Dymnikova-Schwinger quantum-corrected slowly rotating wormholes: Photon and spinning particle dynamics

Abstract

This work studies light propagation near slowly rotating traversable wormholes supported by a quantum-inspired matter source. The model is based on the Dymnikova density profile, viewed as a gravitational analogue of the Schwinger mechanism, which yields a smooth, non-singular core. Quantum effects are included through the generalized uncertainty principle (GUP), introducing a minimal length scale while preserving regularity. Within a stationary and axisymmetric framework, we construct rotating wormhole solutions sustained by the GUP-corrected Dymnikova-Schwinger profile.
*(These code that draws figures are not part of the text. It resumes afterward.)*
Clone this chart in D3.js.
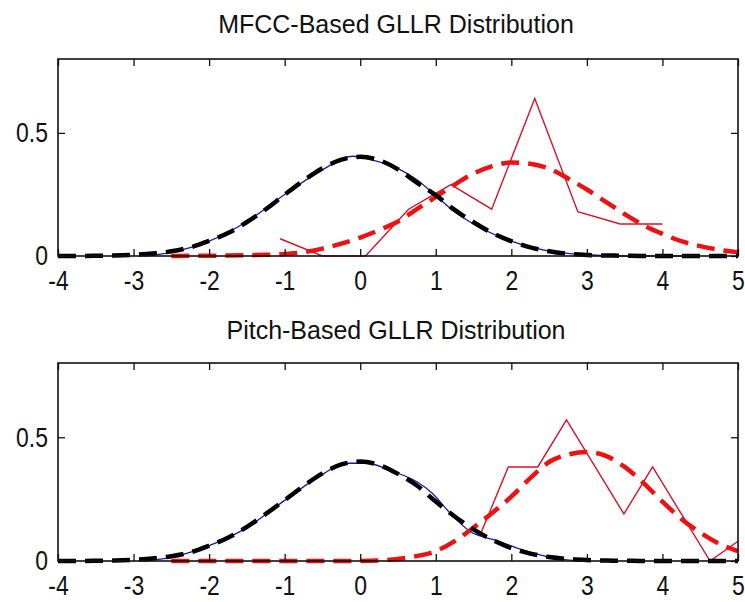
<!DOCTYPE html>
<html>
<head>
<meta charset="utf-8">
<script src="https://cdnjs.cloudflare.com/ajax/libs/d3/7.8.5/d3.min.js"></script>
<style>
  html, body { margin: 0; padding: 0; background: #fff; }
  svg { display: block; }
  text { font-family: "Liberation Sans", Arial, sans-serif; fill: #111; }
</style>
</head>
<body>
<svg id="chart" width="745" height="602"></svg>
<script>
// ---- data ----
const xTicks = [-4, -3, -2, -1, 0, 1, 2, 3, 4, 5];
const xTickLabels = ['-4', '-3', '-2', '-1', '0', '1', '2', '3', '4', '5'];
const yTicks = [0, 0.5];
const yTickLabels = ['0', '0.5'];

// x grid shared by the fitted (dashed) curves
const fitX = [-4, -3.75, -3.5, -3.25, -3, -2.75, -2.5, -2.25, -2, -1.75, -1.5, -1.25, -1, -0.75, -0.5, -0.25,
  0, 0.25, 0.5, 0.75, 1, 1.25, 1.5, 1.75, 2, 2.25, 2.5, 2.75, 3, 3.25, 3.5, 3.75, 4, 4.25, 4.5, 4.75, 5];

// MFCC panel
const mfccBlackFit = [0, 0, 0.001, 0.002, 0.005, 0.01, 0.019, 0.035, 0.061, 0.093, 0.138, 0.19, 0.249, 0.306, 0.356, 0.391,
  0.403, 0.389, 0.352, 0.298, 0.247, 0.187, 0.137, 0.093, 0.06, 0.035, 0.019, 0.009, 0.004, 0.002, 0.001, 0, 0, 0, 0, 0, 0];
const mfccRedFit = [null, null, null, null, null, null, 0, 0.001, 0.001, 0.002, 0.003, 0.005, 0.008, 0.016, 0.03, 0.05,
  0.075, 0.105, 0.14, 0.19, 0.24, 0.29, 0.335, 0.365, 0.38, 0.375, 0.355, 0.315, 0.27, 0.22, 0.17, 0.125, 0.09, 0.06, 0.04, 0.025, 0.015];
const mfccBlueX = [-2.85, -2.5, -2, -1.5, -1, -0.5, -0.1, 0.15, 0.5, 0.75, 1, 1.25, 1.5, 2, 2.5, 3, 3.5, 4.5];
const mfccBlueY = [0, 0.015, 0.06, 0.14, 0.25, 0.35, 0.405, 0.39, 0.355, 0.31, 0.245, 0.18, 0.13, 0.06, 0.02, 0.005, 0, 0];
const mfccRedX = [-1.06, -0.5, 0.07, 0.64, 1.2, 1.74, 2.31, 2.88, 3.44, 4.0];
const mfccRedY = [0.07, 0, 0, 0.19, 0.29, 0.19, 0.64, 0.18, 0.13, 0.13];

// Pitch panel
const pitchBlackFit = [0, 0, 0.001, 0.002, 0.005, 0.01, 0.019, 0.035, 0.062, 0.094, 0.138, 0.19, 0.246, 0.303, 0.354, 0.39,
  0.402, 0.388, 0.352, 0.305, 0.24, 0.18, 0.128, 0.085, 0.052, 0.03, 0.016, 0.008, 0.004, 0.002, 0.001, 0, 0, 0, 0, 0, 0];
const pitchRedFit = [null, null, null, null, null, null, 0, 0, 0, 0, 0, 0, 0, 0, 0, 0,
  0, 0.002, 0.008, 0.02, 0.04, 0.08, 0.135, 0.195, 0.26, 0.335, 0.4, 0.43, 0.44, 0.425, 0.38, 0.315, 0.24, 0.17, 0.115, 0.07, 0.04];
const pitchBlueX = [-2.85, -2.5, -2, -1.5, -1, -0.5, -0.2, 0.1, 0.4, 0.75, 0.95, 1.2, 1.45, 1.8, 2.2, 2.6, 3.0];
const pitchBlueY = [0, 0.015, 0.062, 0.135, 0.245, 0.35, 0.395, 0.395, 0.365, 0.32, 0.275, 0.19, 0.12, 0.083, 0.04, 0.01, 0];
const pitchRedX = [1.58, 1.96, 2.35, 2.73, 3.11, 3.49, 3.87, 4.25, 4.63, 5.0];
const pitchRedY = [0.1, 0.38, 0.38, 0.57, 0.38, 0.19, 0.38, 0.19, 0, 0.08];

const panels = [
  { title: 'MFCC-Based GLLR Distribution', top: 59, bottom: 256, titleY: 33,
    blackFit: mfccBlackFit, redFit: mfccRedFit, blueX: mfccBlueX, blueY: mfccBlueY, redX: mfccRedX, redY: mfccRedY },
  { title: 'Pitch-Based GLLR Distribution', top: 363, bottom: 561, titleY: 339,
    blackFit: pitchBlackFit, redFit: pitchRedFit, blueX: pitchBlueX, blueY: pitchBlueY, redX: pitchRedX, redY: pitchRedY }
];

const left = 58, right = 738;
const squeeze = 0.82; // tick labels are narrow in the original
const svg = d3.select('#chart');

const x = d3.scaleLinear().domain([-4, 5]).range([left, right]);

panels.forEach(p => {
  const y = d3.scaleLinear().domain([0, 0.8]).range([p.bottom, p.top]);
  const g = svg.append('g');

  const fitLine = d3.line()
    .defined(d => d[1] != null)
    .x(d => x(d[0])).y(d => y(d[1]))
    .curve(d3.curveMonotoneX);
  const thinLine = d3.line().x(d => x(d[0])).y(d => y(d[1]));

  // empirical (thin) curves first, fitted dashed curves on top
  g.append('path')
    .datum(p.blueX.map((v, i) => [v, p.blueY[i]]))
    .attr('d', d3.line().x(d => x(d[0])).y(d => y(d[1])).curve(d3.curveMonotoneX))
    .attr('fill', 'none').attr('stroke', '#1a1aa8').attr('stroke-width', 1.3);

  g.append('path')
    .datum(p.redX.map((v, i) => [v, p.redY[i]]))
    .attr('d', thinLine)
    .attr('fill', 'none').attr('stroke', '#d4142a').attr('stroke-width', 1.4);

  g.append('path')
    .datum(fitX.map((v, i) => [v, p.redFit[i]]))
    .attr('d', fitLine)
    .attr('fill', 'none').attr('stroke', '#ee1111').attr('stroke-width', 4.5)
    .attr('stroke-dasharray', '18,9');

  g.append('path')
    .datum(fitX.map((v, i) => [v, p.blackFit[i]]))
    .attr('d', fitLine)
    .attr('fill', 'none').attr('stroke', '#000').attr('stroke-width', 4.5)
    .attr('stroke-dasharray', '18,9');

  // axes (ticks pointing inward, mirrored on top/right)
  const xb = g.append('g').attr('transform', `translate(0,${p.bottom})`)
    .call(d3.axisBottom(x).tickValues(xTicks).tickSize(-7).tickPadding(14)
      .tickFormat((d, i) => xTickLabels[i]));
  const xt = g.append('g').attr('transform', `translate(0,${p.top})`)
    .call(d3.axisTop(x).tickValues(xTicks).tickSize(-7).tickFormat(''));
  const yl = g.append('g').attr('transform', `translate(${left},0)`)
    .call(d3.axisLeft(y).tickValues(yTicks).tickSize(-7).tickPadding(10)
      .tickFormat((d, i) => yTickLabels[i]));
  const yr = g.append('g').attr('transform', `translate(${right},0)`)
    .call(d3.axisRight(y).tickValues(yTicks).tickSize(-7).tickFormat(''));

  [xb, xt, yl, yr].forEach(a => {
    a.select('.domain').remove();
    a.selectAll('.tick line').attr('stroke', '#111').attr('stroke-width', 1.3);
    a.selectAll('.tick text')
      .style('font-family', '"Liberation Sans", Arial, sans-serif')
      .style('font-size', '28px').attr('fill', '#111')
      .attr('transform', `scale(${squeeze},1)`);
  });
  yl.selectAll('.tick text').attr('x', -10 / squeeze);

  g.append('rect')
    .attr('x', left).attr('y', p.top)
    .attr('width', right - left).attr('height', p.bottom - p.top)
    .attr('fill', 'none').attr('stroke', '#111').attr('stroke-width', 1.6);

  svg.append('text')
    .attr('x', (left + right) / 2 - 2).attr('y', p.titleY)
    .attr('text-anchor', 'middle')
    .style('font-size', '25px')
    .text(p.title);
});
</script>
</body>
</html>
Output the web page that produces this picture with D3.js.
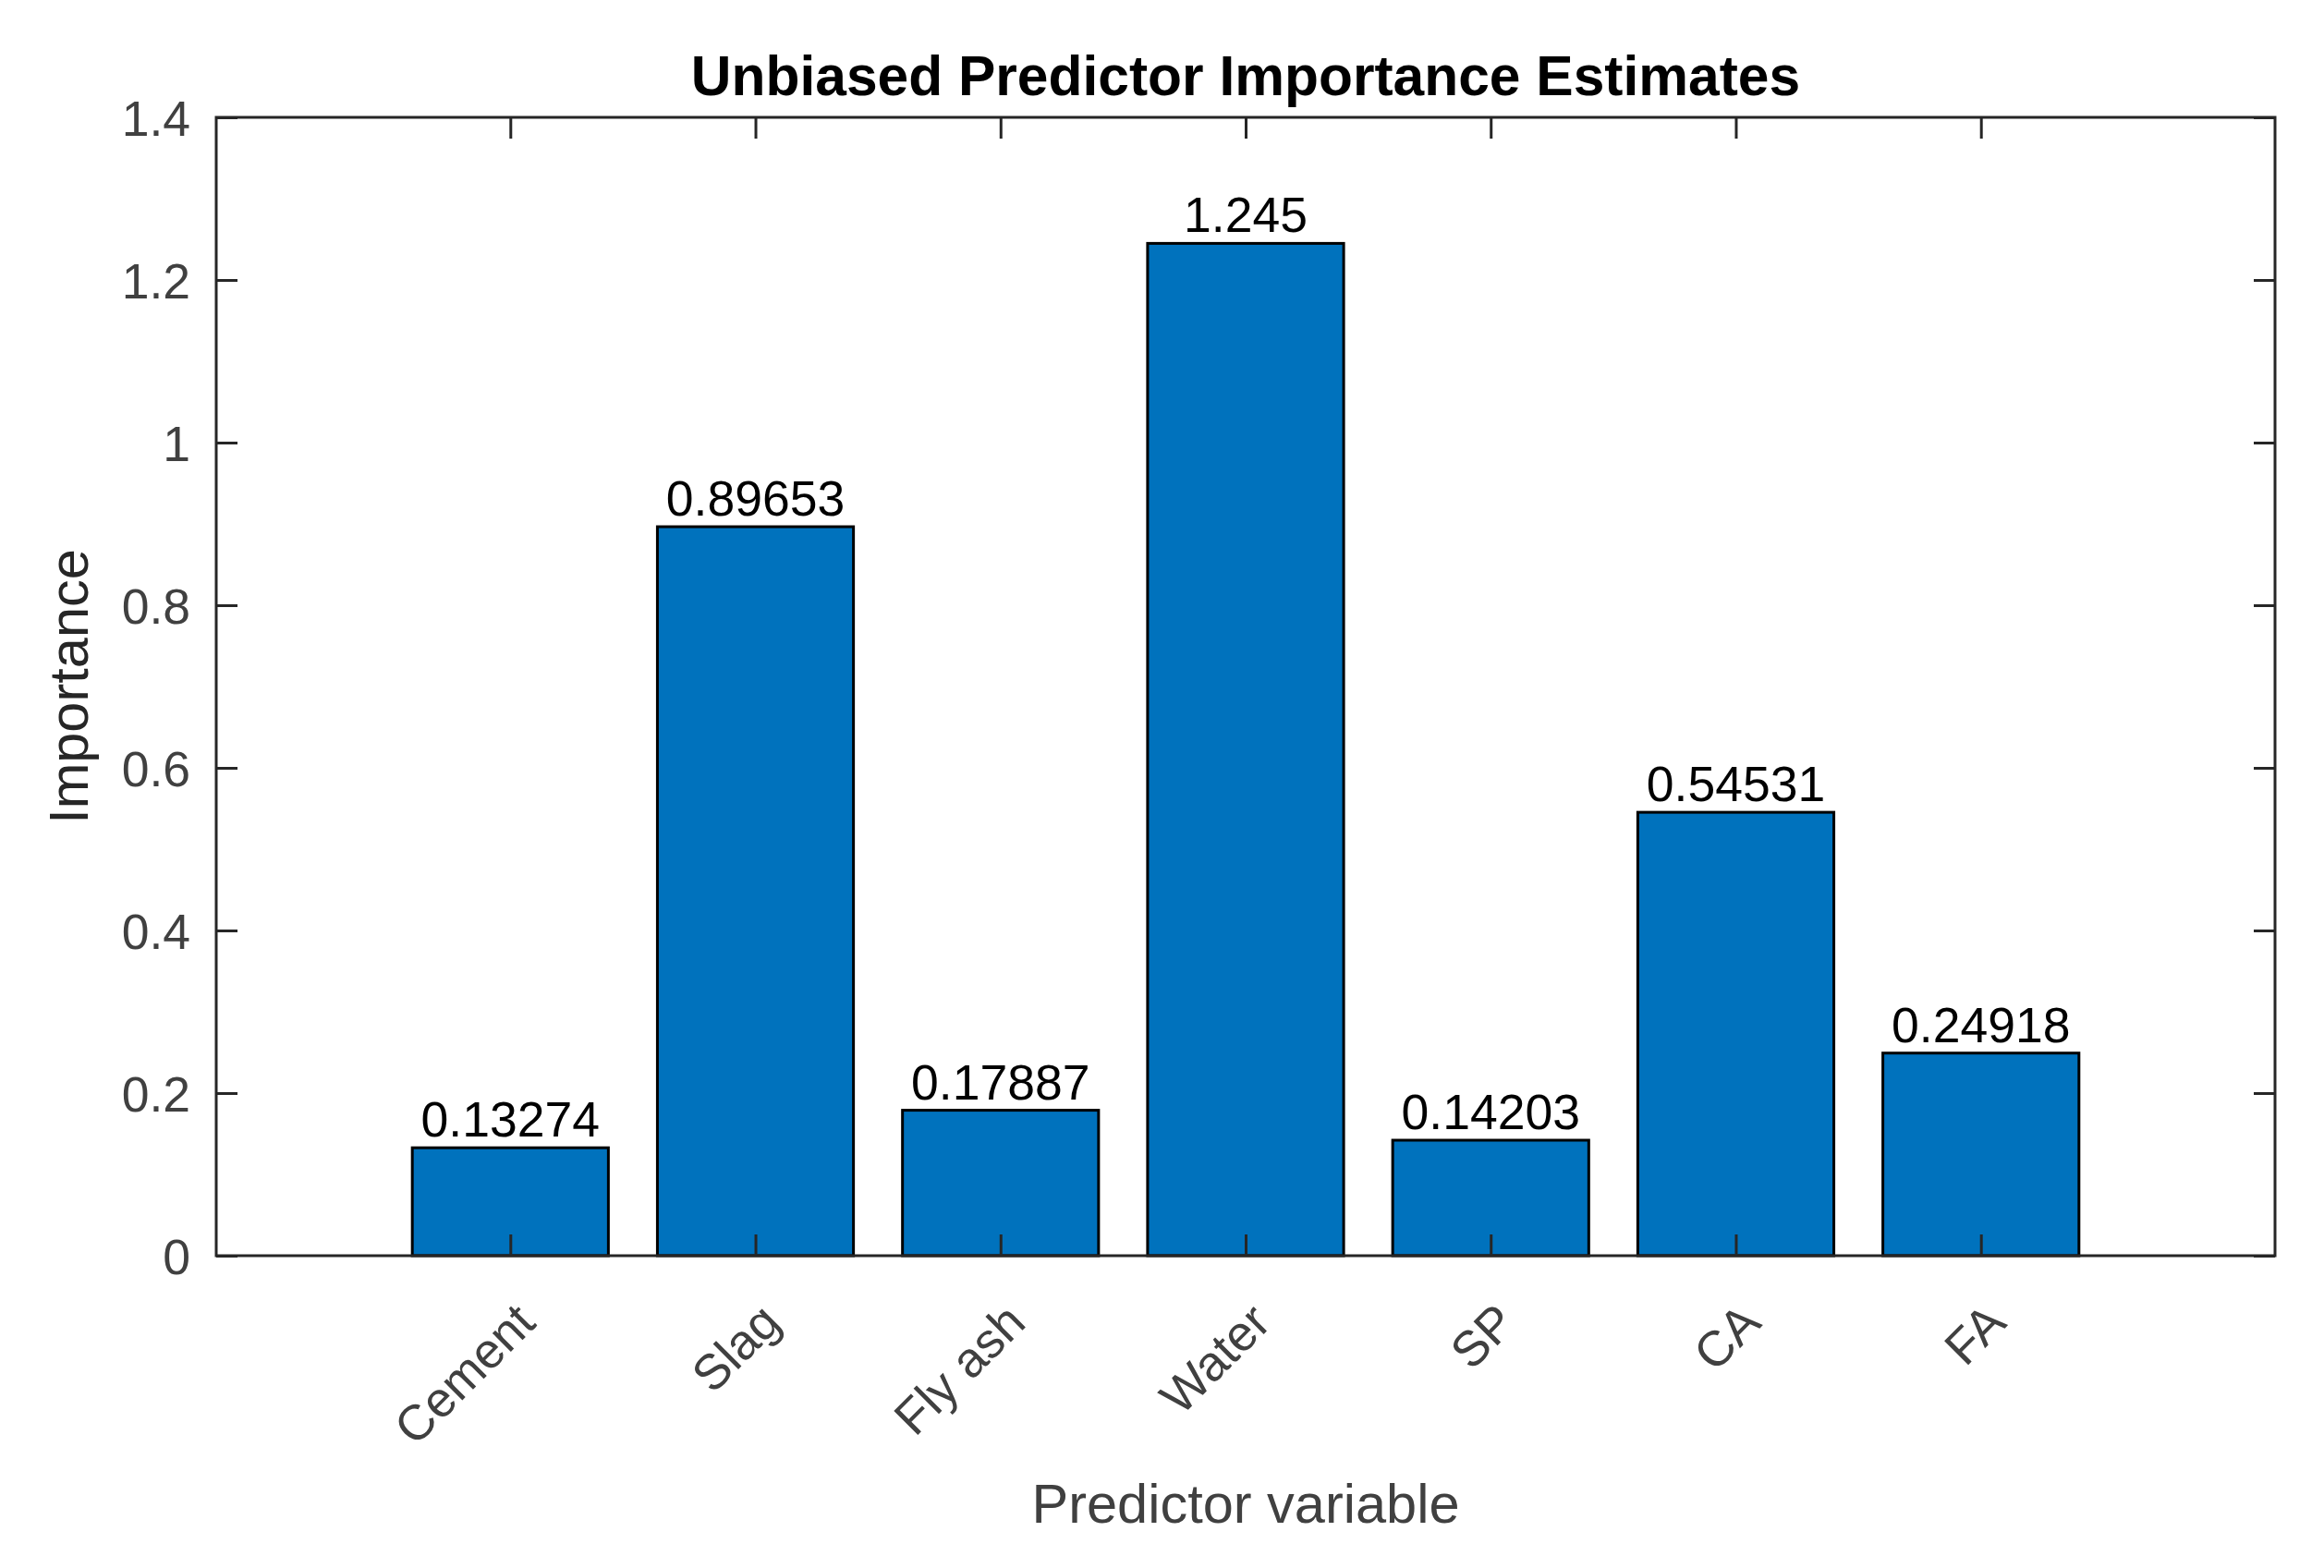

The geometry satisfies key conditions such as asymptotic flatness and the flare-out requirement, and incorporates rotational features like frame dragging. We then examine photon motion via null geodesics. Both rotation and quantum corrections modify the photon sphere structure, with rotation producing a splitting between co-rotating and counter-rotating trajectories. This results in small asymmetries in photon paths and the shadow. These results provide a novel and consistent framework to probe quantum-gravity imprints in strong-field optics.

Figures (3)

• Figure 1: The three-dimensional embedding diagrams of the GUP-corrected Dymnikova-Schwinger wormhole geometry are shown for the representative parameter choices $(r_0,\alpha) = (0.9,0.01), (1.1,0.02), (1.3,0.03)$, with the scale parameter fixed at $a=0.7$. The geometry is constructed from the shape function $b(r)=\frac{r_0 f(r)}{f(r_0)}, \quad f(r)=1-e^{-r^3/a^3}+\frac{\alpha}{a^2}\mathrm{Ei}(-r^3/a^3),$ where the exponential-integral term represents the GUP correction to the original Dymnikova-Schwinger profile. In each panel, the throat is positioned at $z=0$, and both the upper and lower branches are displayed to show the complete symmetric extension of the spacetime. As the throat radius $r_0$ increases, the minimum radius becomes wider, while larger values of the GUP parameter $\alpha$ subtly influence the flaring-out behavior. Together, these effects illustrate how quantum-gravity corrections modify the overall structure of the wormhole.
• Figure 2: Photon circular orbits around a rotating wormhole are shown for three different trigonometric lapse profiles: Oscillatory, Flat, and Steep. The metric functions are controlled by the parameters $\Phi_0 = 0.005$, $r_0 = 0.9$, and $\theta = 0.1$, while rotation is introduced through the frame-dragging term $\omega(r)=2J/r^3$. The photon-sphere radius in each case is determined numerically from the corresponding extremum condition. In every panel, solid curves represent prograde motion and dashed curves represent retrograde motion for the spin values $J = 0.05, 0.15, 0.25, 0.35, 0.5,$ and $0.7$. The arrows mark the direction of propagation. As the spin increases, the gap between the prograde and retrograde rings steadily widens, making the frame-dragging effect clearly visible. At the same time, the overall size and distortion of the photon rings depend on the chosen lapse profile, showing how the redshift structure of the spacetime reshapes the observable photon trajectories.
• Figure 3: Photon-sphere structure for a rotating wormhole with three trigonometric lapse profiles: Oscillatory, Flat, and Steep, using $\Phi_0 = 0.005$, $r_0 = 0.9$, and $\theta = 0.1$. Rotation is introduced through the frame-dragging term $\omega(r)=2J/r^3$, and the photon-sphere radius is obtained numerically from the corresponding extremum condition for each spin value. In every panel, solid curves mark the prograde photon orbit while dashed curves indicate the retrograde one for $J = 0.05, 0.15, 0.25, 0.35, 0.5,$ and $0.7$. The shaded region between them highlights the allowed photon-sphere domain, making the separation between co-rotating and counter-rotating trajectories visually clear. As the spin increases, the splitting between the two radii becomes more pronounced, directly reflecting the strength of frame dragging. The overall size and thickness of the shaded regions vary from one lapse profile to another, showing how the redshift behavior of the spacetime reshapes the photon-sphere structure.